[start of DATA ENTRIES]
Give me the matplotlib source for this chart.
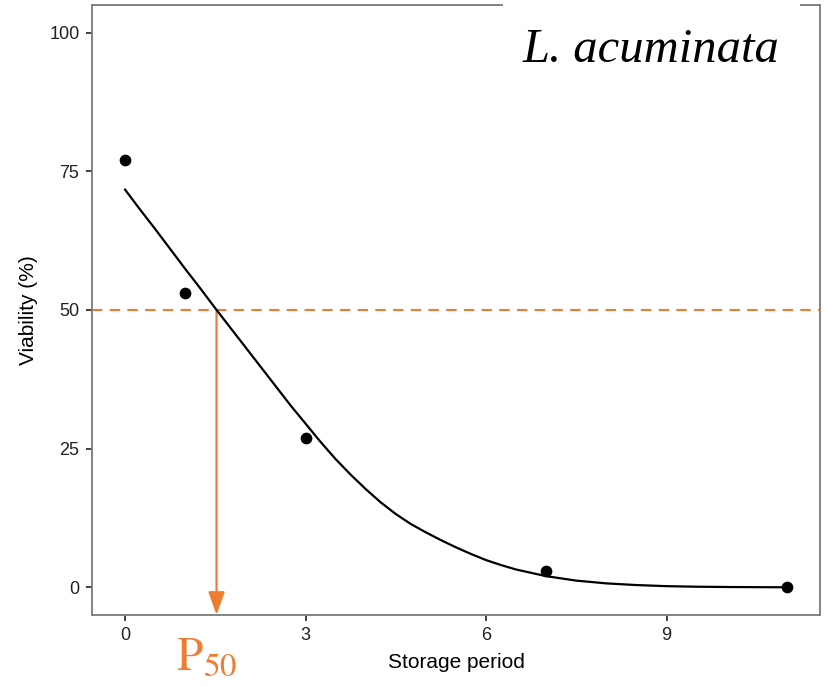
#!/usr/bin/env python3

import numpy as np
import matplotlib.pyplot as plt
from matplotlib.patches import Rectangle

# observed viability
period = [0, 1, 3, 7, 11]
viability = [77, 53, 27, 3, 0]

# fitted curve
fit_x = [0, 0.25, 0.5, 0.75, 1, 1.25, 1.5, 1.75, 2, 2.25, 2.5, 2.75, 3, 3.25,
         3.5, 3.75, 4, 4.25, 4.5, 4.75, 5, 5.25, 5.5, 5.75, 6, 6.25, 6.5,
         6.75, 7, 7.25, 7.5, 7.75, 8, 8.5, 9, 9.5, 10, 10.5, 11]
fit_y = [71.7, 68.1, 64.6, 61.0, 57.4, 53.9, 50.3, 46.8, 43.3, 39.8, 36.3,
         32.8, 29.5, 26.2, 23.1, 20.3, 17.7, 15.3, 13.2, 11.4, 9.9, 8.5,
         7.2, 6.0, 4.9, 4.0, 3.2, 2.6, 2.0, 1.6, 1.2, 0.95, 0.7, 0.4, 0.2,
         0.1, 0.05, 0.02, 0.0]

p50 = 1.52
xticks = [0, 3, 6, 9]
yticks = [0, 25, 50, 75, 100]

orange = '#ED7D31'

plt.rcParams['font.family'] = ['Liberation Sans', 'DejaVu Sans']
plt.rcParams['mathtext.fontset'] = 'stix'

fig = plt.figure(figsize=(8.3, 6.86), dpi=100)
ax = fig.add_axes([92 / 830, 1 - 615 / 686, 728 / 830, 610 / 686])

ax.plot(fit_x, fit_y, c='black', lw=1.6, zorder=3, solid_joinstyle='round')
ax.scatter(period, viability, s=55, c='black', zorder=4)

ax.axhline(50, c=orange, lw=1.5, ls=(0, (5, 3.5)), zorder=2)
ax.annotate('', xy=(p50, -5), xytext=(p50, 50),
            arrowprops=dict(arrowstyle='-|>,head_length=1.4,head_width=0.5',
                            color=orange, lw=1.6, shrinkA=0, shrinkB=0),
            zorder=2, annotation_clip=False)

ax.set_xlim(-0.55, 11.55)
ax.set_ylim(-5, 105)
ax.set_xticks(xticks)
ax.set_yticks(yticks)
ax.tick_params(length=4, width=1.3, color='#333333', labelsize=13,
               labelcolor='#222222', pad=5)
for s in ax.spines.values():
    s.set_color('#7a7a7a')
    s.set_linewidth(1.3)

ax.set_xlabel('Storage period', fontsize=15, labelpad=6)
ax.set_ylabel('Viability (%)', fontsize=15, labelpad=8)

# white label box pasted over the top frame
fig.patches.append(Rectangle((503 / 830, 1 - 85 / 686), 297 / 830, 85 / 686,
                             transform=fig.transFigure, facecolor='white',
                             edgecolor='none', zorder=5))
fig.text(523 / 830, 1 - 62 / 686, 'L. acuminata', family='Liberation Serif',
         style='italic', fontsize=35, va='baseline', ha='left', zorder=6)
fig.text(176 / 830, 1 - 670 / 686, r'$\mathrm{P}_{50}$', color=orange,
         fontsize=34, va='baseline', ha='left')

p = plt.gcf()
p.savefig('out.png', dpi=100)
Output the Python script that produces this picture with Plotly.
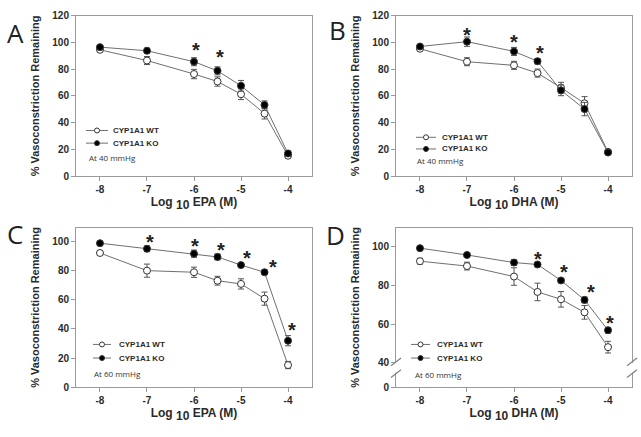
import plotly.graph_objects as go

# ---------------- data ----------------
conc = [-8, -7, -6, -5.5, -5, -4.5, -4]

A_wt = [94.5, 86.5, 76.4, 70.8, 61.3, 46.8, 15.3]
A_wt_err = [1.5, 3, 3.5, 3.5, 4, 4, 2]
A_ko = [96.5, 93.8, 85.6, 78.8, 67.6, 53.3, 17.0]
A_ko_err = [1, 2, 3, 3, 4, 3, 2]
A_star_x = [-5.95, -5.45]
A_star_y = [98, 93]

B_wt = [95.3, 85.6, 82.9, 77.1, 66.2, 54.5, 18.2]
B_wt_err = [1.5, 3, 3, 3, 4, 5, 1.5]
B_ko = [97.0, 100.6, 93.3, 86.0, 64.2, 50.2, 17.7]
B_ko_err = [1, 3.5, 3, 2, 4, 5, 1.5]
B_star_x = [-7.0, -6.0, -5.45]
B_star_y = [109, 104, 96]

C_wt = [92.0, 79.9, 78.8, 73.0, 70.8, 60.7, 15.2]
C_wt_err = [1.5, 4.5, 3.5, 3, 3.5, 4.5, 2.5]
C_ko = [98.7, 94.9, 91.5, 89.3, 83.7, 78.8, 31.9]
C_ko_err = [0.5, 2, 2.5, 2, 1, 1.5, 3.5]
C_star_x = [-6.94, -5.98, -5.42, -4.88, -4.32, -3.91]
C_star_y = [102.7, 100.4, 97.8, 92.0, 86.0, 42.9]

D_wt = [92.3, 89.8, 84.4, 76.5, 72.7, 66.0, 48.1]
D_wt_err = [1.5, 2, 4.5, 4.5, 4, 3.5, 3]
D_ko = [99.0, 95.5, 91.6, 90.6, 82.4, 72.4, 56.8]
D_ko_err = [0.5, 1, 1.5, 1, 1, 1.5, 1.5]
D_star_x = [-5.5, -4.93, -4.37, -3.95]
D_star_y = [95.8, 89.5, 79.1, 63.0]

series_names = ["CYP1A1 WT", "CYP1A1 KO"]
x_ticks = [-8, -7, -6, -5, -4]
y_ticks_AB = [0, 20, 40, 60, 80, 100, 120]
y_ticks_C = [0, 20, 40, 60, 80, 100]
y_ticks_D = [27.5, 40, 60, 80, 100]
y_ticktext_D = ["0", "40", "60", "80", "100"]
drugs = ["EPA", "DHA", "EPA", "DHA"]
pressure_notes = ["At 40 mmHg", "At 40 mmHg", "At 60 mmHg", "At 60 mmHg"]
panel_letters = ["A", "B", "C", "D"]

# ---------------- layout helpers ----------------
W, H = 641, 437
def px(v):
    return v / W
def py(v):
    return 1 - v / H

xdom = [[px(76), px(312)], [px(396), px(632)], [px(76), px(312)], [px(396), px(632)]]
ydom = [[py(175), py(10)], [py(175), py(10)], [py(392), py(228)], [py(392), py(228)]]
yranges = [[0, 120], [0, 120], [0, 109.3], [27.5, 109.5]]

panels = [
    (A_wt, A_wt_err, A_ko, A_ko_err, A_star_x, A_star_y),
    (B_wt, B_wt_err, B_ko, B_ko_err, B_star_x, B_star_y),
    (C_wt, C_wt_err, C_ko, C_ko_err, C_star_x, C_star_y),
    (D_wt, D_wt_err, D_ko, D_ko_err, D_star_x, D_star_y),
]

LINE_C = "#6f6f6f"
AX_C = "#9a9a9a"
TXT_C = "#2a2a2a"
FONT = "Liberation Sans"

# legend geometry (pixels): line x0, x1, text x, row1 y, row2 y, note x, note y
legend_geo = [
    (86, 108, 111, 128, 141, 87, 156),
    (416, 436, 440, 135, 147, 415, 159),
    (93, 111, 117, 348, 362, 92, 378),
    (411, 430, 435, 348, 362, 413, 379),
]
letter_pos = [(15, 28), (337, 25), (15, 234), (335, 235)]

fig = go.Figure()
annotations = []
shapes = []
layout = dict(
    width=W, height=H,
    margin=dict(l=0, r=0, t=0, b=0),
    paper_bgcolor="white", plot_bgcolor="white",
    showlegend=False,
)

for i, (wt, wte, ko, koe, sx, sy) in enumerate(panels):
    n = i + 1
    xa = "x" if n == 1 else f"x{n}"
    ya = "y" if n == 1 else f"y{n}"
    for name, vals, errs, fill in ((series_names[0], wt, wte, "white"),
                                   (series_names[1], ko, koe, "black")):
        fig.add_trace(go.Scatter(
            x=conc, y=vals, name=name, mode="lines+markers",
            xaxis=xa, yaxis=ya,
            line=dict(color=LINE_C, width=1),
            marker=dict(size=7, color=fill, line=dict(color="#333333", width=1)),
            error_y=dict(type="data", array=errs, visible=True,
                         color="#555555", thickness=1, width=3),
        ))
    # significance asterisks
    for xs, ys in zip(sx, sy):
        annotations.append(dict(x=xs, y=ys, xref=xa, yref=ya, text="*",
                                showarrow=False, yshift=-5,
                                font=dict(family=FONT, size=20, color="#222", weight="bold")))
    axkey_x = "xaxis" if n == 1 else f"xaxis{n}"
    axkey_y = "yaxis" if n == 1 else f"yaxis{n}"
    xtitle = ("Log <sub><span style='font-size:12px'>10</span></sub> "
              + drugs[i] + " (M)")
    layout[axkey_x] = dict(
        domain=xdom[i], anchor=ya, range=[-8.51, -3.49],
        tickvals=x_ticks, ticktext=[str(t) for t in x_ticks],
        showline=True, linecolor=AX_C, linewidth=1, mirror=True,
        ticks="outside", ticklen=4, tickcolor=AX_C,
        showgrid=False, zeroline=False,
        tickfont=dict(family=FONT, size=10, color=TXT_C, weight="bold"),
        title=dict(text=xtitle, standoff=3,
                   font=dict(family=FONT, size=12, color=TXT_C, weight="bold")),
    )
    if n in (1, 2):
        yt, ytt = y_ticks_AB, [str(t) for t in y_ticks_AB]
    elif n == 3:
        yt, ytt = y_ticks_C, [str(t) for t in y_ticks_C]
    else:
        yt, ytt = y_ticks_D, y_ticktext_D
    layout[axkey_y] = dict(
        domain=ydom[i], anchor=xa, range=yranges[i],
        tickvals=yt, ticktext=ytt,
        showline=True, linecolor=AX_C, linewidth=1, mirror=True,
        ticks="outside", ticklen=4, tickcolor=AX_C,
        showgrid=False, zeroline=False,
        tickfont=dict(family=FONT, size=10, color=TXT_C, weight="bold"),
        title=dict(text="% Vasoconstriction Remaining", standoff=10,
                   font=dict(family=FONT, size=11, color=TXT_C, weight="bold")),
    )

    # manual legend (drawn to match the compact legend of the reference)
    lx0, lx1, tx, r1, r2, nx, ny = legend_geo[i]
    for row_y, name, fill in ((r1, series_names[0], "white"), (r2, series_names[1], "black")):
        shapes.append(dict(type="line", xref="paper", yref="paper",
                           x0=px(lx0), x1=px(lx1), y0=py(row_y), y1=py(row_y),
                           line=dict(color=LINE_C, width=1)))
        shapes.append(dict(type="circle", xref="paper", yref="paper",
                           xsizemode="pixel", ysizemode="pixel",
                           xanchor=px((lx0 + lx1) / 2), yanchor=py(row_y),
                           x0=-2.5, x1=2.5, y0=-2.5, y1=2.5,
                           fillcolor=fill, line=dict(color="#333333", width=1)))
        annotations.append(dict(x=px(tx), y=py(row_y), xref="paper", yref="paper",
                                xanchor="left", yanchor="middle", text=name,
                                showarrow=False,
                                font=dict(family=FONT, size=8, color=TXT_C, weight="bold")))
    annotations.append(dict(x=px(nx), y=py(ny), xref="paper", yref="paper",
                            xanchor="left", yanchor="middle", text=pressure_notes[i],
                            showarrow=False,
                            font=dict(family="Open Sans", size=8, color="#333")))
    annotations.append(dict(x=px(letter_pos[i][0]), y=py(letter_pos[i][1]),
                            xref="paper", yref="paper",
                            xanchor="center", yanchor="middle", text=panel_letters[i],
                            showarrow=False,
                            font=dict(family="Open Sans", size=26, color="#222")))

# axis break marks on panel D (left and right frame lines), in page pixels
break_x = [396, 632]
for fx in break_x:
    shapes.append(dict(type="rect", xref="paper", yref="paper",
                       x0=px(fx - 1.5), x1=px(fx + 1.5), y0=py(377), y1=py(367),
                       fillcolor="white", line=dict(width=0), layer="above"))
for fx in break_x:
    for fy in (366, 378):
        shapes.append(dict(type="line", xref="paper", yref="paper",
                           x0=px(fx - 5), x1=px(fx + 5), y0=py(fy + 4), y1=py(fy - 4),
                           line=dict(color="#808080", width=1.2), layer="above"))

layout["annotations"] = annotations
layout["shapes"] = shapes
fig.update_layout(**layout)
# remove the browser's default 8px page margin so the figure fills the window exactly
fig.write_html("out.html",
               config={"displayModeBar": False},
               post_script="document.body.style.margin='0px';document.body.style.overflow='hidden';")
[end of DATA ENTRIES]
• **WRITTEN INSTRUCTION**
Repeat the lines from where the entries begin to the line with "viability = [77, 53, 27, 3, 0]", both included. Any picture is left out.

• **ANSWER IN FULL**
Give me the matplotlib source for this chart.
#!/usr/bin/env python3

import numpy as np
import matplotlib.pyplot as plt
from matplotlib.patches import Rectangle

# observed viability
period = [0, 1, 3, 7, 11]
viability = [77, 53, 27, 3, 0]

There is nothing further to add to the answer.